How Practice Helps When Learning How to Code

Omeed Naraghi-Pour
3 min readFeb 24, 2021
Photo by Brett Jordan on Unsplash

“Okay now let’s do integrals.”

I was in 7th grade and tried to ask my dad what a derivative was. I didn’t really know how it got to this point but it was nothing new.

I would always ask my father for help if I had a math or physics question I couldn’t understand, which would then lead to a study session lasting at least a few hours and going off on many wild tangents about other problems, whether or not I wanted it to. At the end of every study session, he would always tell me I needed to solve more problems. But if I had just learned all the material I needed, what was the point? Fortunately, I decided to listen to his advice anyway.

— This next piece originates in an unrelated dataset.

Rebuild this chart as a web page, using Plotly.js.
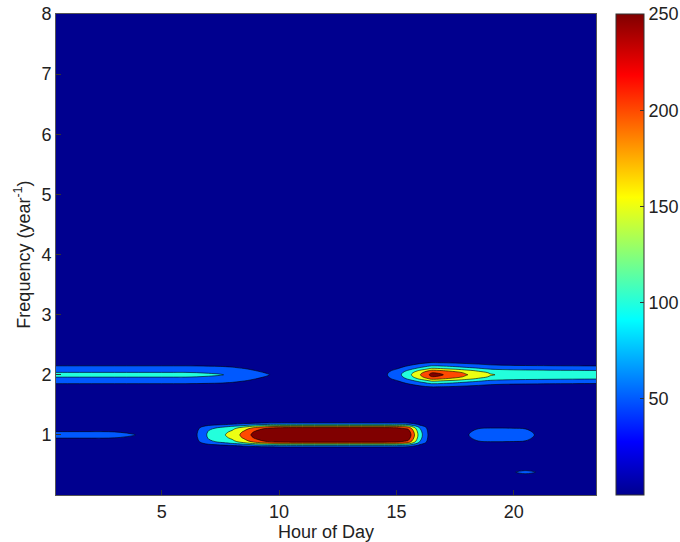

While the idea of practice made sense to me, I never truly understood it’s necessity until I became a tutor myself in those same subjects. I was good at math and physics, but had never really thought about why. The students I tutored could grasp the concepts and understand them, but this would not always translate to solving problems. A problem could have multiple facets and challenges that the students may not have seen before, and they would sometimes end up getting lost in that maze.

Photo by Susan Yin on Unsplash

Coding problems can be seen the same way. A new problem is a new maze, and you must find your way to the end by utilizing what you know, but you can never be sure you’re on the right path. It is very easy to get confused when solving a problem. Syntax errors can force you to backtrack, new functions or elements can make you feel lost, and an overall lack of knowledge can make you feel like you’re at a dead end. But when things finally start to work and those problems get solved, it feels like you’re finally on your way out. But every time you find a new challenge when coding, you fall into that foreign maze again.

When you see a problem you’ve solved before though, you’ve been dropped in a maze that looks familiar to you. The path to the exit lights up from past experiences, and now you can walk on the path that you found the first time you made your way out of that maze. Being able to see the path that you’ve struggled on before invokes a sense of nostalgia and excitement. Instead of being lost, you know every turn you need to take, and have seen the dead ends before. That practice and hard work finally bears fruit.

Thanks to my father’s advice, I’ve learned the way out of thousands math and physics mazes. I preach the importance of solving all kinds of problems to my students, and continue to follow that practice as I code as well.